W kolejnym meczu kontrolnym Motor Lublin zremisował z Wisłą Sandomierz 2:2. W poniedziałek podopieczni trenerów Mariusza Sawy i Pawła Kamińskiego wyjeżdżają na obóz do Mielca
Szkoleniowcy obu ekip zdecydowali się wystawić praktycznie zupełnie inne jedenastki. I lepiej wyszła na tym Wisła. Dwa razy Pawła Skrzypka pokonał były napastnik Motoru Jarosław Pacholarz i zawody zakończyły się ostatecznie remisem 2:2.
– To był dla nas kolejny mecz kontrolny. Najważniejsze, że chłopaki mieli okazję pobiegać i zaliczyli kolejną jednostkę treningową. Do wyniku nie przywiązujemy na tym etapie jakiejś wielkiej uwagi – wyjaśnia Paweł Kamiński, drugi trener Motoru. W sparingu nie wziął udziału Kamil Stachyra. „Kapi” po meczu z Legią II narzeka na drobny uraz.
W ekipie z Lublina pokazał się ofensywny pomocnik z Ukrainy. I wypadł na tyle dobrze, że jeżeli porozumie się z działaczami w kwestiach finansowych, to zostanie w drużynie. – Pokazał się z dobrej strony i na pewno wzmocniłby u nas rywalizację w środku pola. Chcielibyśmy go pozyskać, jednak teraz musimy się porozumieć, co do kontraktu – dodaje trener Kamiński. Wszystko wskazuje jednak na to, że nic nie wyjdzie z zapowiadanego od kilku tygodni powrotu Igora Migalewskiego. Napastnik z Ukrainy od dłuższego czasu nie może załatwić wszystkich formalności, niezbędnych do pobytu w Polsce. I nic nie wskazuje na to, żeby w najbliższych tygodniach ta sytuacja miała się zmienić.

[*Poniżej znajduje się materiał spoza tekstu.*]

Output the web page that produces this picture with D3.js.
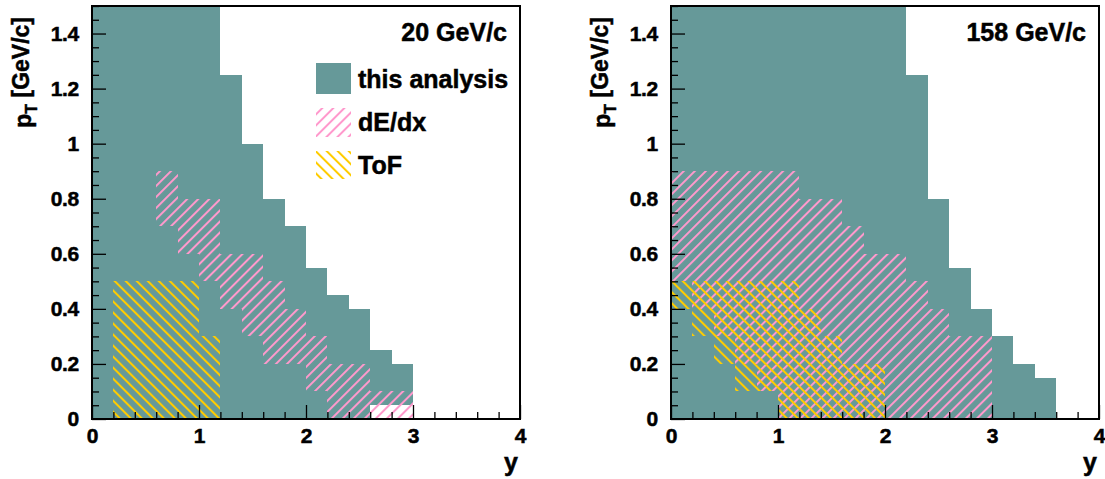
<!DOCTYPE html>
<html><head><meta charset="utf-8">
<script src="https://cdn.jsdelivr.net/npm/d3@7"></script>
<style>
body{margin:0;background:#fff}
text{font-family:"Liberation Sans",Arial,Helvetica,sans-serif;font-weight:bold;fill:#000;stroke:#000;stroke-width:0.5px}
</style>
</head><body>
<svg id="c" width="1105" height="479"></svg>
<script>
// ---------- data ----------
const binWidth = 0.2;
// 20 GeV/c
const analysis20Y  = [0,0.2,0.4,0.6,0.8,1.0,1.2,1.4,1.6,1.8,2.0,2.2,2.4,2.6,2.8];
const analysis20Lo = [0,0,0,0,0,0,0,0,0,0,0,0,0,0.05,0.05];
const analysis20Hi = [1.5,1.5,1.5,1.5,1.5,1.5,1.25,1.0,0.8,0.7,0.55,0.45,0.4,0.25,0.2];
const dedx20Y  = [0.6,0.8,1.0,1.2,1.4,1.6,1.8,2.0,2.2,2.4,2.6,2.8];
const dedx20Lo = [0.7,0.6,0.5,0.4,0.3,0.2,0.2,0.1,0,0,0,0];
const dedx20Hi = [0.9,0.8,0.8,0.6,0.6,0.5,0.4,0.3,0.2,0.2,0.1,0.1];
const tof20Y  = [0.2,0.4,0.6,0.8,1.0];
const tof20Lo = [0,0,0,0,0];
const tof20Hi = [0.5,0.5,0.5,0.5,0.3];
// 158 GeV/c
const analysis158Y  = [0,0.2,0.4,0.6,0.8,1.0,1.2,1.4,1.6,1.8,2.0,2.2,2.4,2.6,2.8,3.0,3.2,3.4];
const analysis158Lo = [0,0,0,0,0,0,0,0,0,0,0,0,0,0,0,0,0,0];
const analysis158Hi = [1.5,1.5,1.5,1.5,1.5,1.5,1.5,1.5,1.5,1.5,1.5,1.25,0.8,0.55,0.4,0.3,0.2,0.15];
const dedx158Y  = [0,0.2,0.4,0.6,0.8,1.0,1.2,1.4,1.6,1.8,2.0,2.2,2.4,2.6,2.8];
const dedx158Lo = [0.5,0.4,0.3,0.2,0.1,0,0,0,0,0,0,0,0,0,0];
const dedx158Hi = [0.9,0.9,0.9,0.9,0.9,0.9,0.8,0.8,0.7,0.6,0.6,0.5,0.4,0.3,0.3];
const tof158Y  = [0,0.2,0.4,0.6,0.8,1.0,1.2,1.4,1.6,1.8];
const tof158Lo = [0.4,0.3,0.2,0.1,0.1,0,0,0,0,0];
const tof158Hi = [0.5,0.5,0.5,0.5,0.5,0.5,0.4,0.3,0.2,0.2];

const xMajorTicks = [0,1,2,3,4];
const xTickLabels = ["0","1","2","3","4"];
const yMajorTicks = [0,0.2,0.4,0.6,0.8,1.0,1.2,1.4];
const yTickLabels = ["0","0.2","0.4","0.6","0.8","1","1.2","1.4"];
const legendLabels = ["this analysis","dE/dx","ToF"];
const panelTitles = ["20 GeV/c","158 GeV/c"];

// ---------- drawing ----------
const svg = d3.select("#c");
const defs = svg.append("defs");
function hatch(id, color, angle){
  const p = defs.append("pattern").attr("id",id).attr("patternUnits","userSpaceOnUse")
    .attr("width",7.8).attr("height",20).attr("patternTransform",`rotate(${angle})`);
  p.append("rect").attr("x",0).attr("y",0).attr("width",2).attr("height",20).attr("fill",color);
}
const TEAL="#669999", PINK="#ff99cc", YEL="#ffcc00";
hatch("pinkH", PINK, 45);
hatch("yelH", YEL, -45);

const PW = 428, PH = 413, PTOP = 6;
function panel(left, data, title, showLegend){
  const g = svg.append("g").attr("transform",`translate(${left},${PTOP})`);
  const x = d3.scaleLinear().domain([0,4]).range([0,PW]);
  const y = d3.scaleLinear().domain([0,1.5]).range([PH,0]);
  const layer = (ys, lo, hi, fill) => g.append("g").selectAll("rect")
    .data(ys.map((v,i)=>({x0:v,lo:lo[i],hi:hi[i]})))
    .join("rect")
    .attr("x",d=>x(d.x0)).attr("width",d=>x(d.x0+binWidth)-x(d.x0))
    .attr("y",d=>y(d.hi)).attr("height",d=>y(d.lo)-y(d.hi))
    .attr("fill",fill).attr("shape-rendering","crispEdges");
  layer(data.aY, data.aLo, data.aHi, TEAL);
  layer(data.dY, data.dLo, data.dHi, "url(#pinkH)");
  layer(data.tY, data.tLo, data.tHi, "url(#yelH)");

  // axes with inward ticks
  const xMinor = d3.range(0,4.0001,0.2).filter(v=>Math.abs(v-Math.round(v))>1e-6);
  const yMinor = d3.range(0,1.5001,0.05).filter(v=>Math.abs(v/0.2-Math.round(v/0.2))>1e-6);
  const ax = g.append("g").attr("transform",`translate(0,${PH})`)
    .call(d3.axisBottom(x).tickValues(xMajorTicks).tickSize(-14).tickPadding(9)
      .tickFormat((d,i)=>xTickLabels[i]));
  const axm = g.append("g").attr("transform",`translate(0,${PH})`)
    .call(d3.axisBottom(x).tickValues(xMinor).tickSize(-7).tickFormat(""));
  const ay = g.append("g")
    .call(d3.axisLeft(y).tickValues(yMajorTicks).tickSize(-14).tickPadding(13)
      .tickFormat((d,i)=>yTickLabels[i]));
  const aym = g.append("g")
    .call(d3.axisLeft(y).tickValues(yMinor).tickSize(-7).tickFormat(""));
  [ax,axm,ay,aym].forEach(a=>{
    a.select(".domain").remove();
    a.attr("font-size",null).attr("font-family",null);
    a.selectAll("line").attr("stroke","#000").attr("stroke-width",1.3);
    a.selectAll("text").style("font-size","21px").style("letter-spacing","-0.3px").attr("fill","#000");
  });
  // frame
  g.append("rect").attr("x",0).attr("y",0).attr("width",PW).attr("height",PH)
    .attr("fill","none").attr("stroke","#000").attr("stroke-width",2);

  // axis titles
  g.append("text").attr("x",PW-2).attr("y",471-PTOP).attr("text-anchor","end")
    .style("font-size","25px").text("y");
  const yt = g.append("text").attr("transform",`translate(-61,11) rotate(-90)`)
    .attr("text-anchor","end").style("font-size","23px");
  yt.append("tspan").text("p");
  yt.append("tspan").style("font-size","16px").attr("dy","0.35em").text("T");
  yt.append("tspan").attr("dy","-0.35em").text(" [GeV/c]");

  // panel title
  g.append("text").attr("x",PW-13).attr("y",41-PTOP).attr("text-anchor","end")
    .style("font-size","25px").text(title);

  if(showLegend){
    const fills=[TEAL,"url(#pinkH)","url(#yelH)"];
    const boxY=[63,108,151], boxH=[31,29,28], baseY=[88,131,174];
    legendLabels.forEach((lab,i)=>{
      g.append("rect").attr("x",316-left).attr("y",boxY[i]-PTOP).attr("width",35).attr("height",boxH[i])
        .attr("fill",fills[i]);
      g.append("text").attr("x",358-left).attr("y",baseY[i]-PTOP).style("font-size","25px").text(lab);
    });
  }
}
panel(92,{aY:analysis20Y,aLo:analysis20Lo,aHi:analysis20Hi,dY:dedx20Y,dLo:dedx20Lo,dHi:dedx20Hi,tY:tof20Y,tLo:tof20Lo,tHi:tof20Hi},panelTitles[0],true);
panel(671,{aY:analysis158Y,aLo:analysis158Lo,aHi:analysis158Hi,dY:dedx158Y,dLo:dedx158Lo,dHi:dedx158Hi,tY:tof158Y,tLo:tof158Lo,tHi:tof158Hi},panelTitles[1],false);
</script>
</body></html>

Dzisiaj piłkarze Motoru wyjeżdżają na krótkie zgrupowanie. Ostatecznie zespół uda się do Mielca, a nie do Dębicy. W sobotę na zakończenie obozu zmierzy się z tamtejszą Stalą. Być może w środę uda się jeszcze zorganizować kolejny mecz kontrolny. W grę wchodzi potyczka z Wisłą Puławy.
Motor Lublin – Wisła Sandomierz 2:2 (2:0)
Bramki: Mroczek 2 – Pacholarz 2.
Motor: Lipiec – Kłyk, Komor, Karwan, Falisiewicz, Jabkowski, Piekarski, zawodnik testowany, Muszyński, Myśliwiecki, Mroczek oraz Skrzypek, Kazubski, Armaciński, Burczaniuk, Tywoniuk, Czułowski, Ptaszyński, Gęborys, Kamiński, Wolski, Szymanek.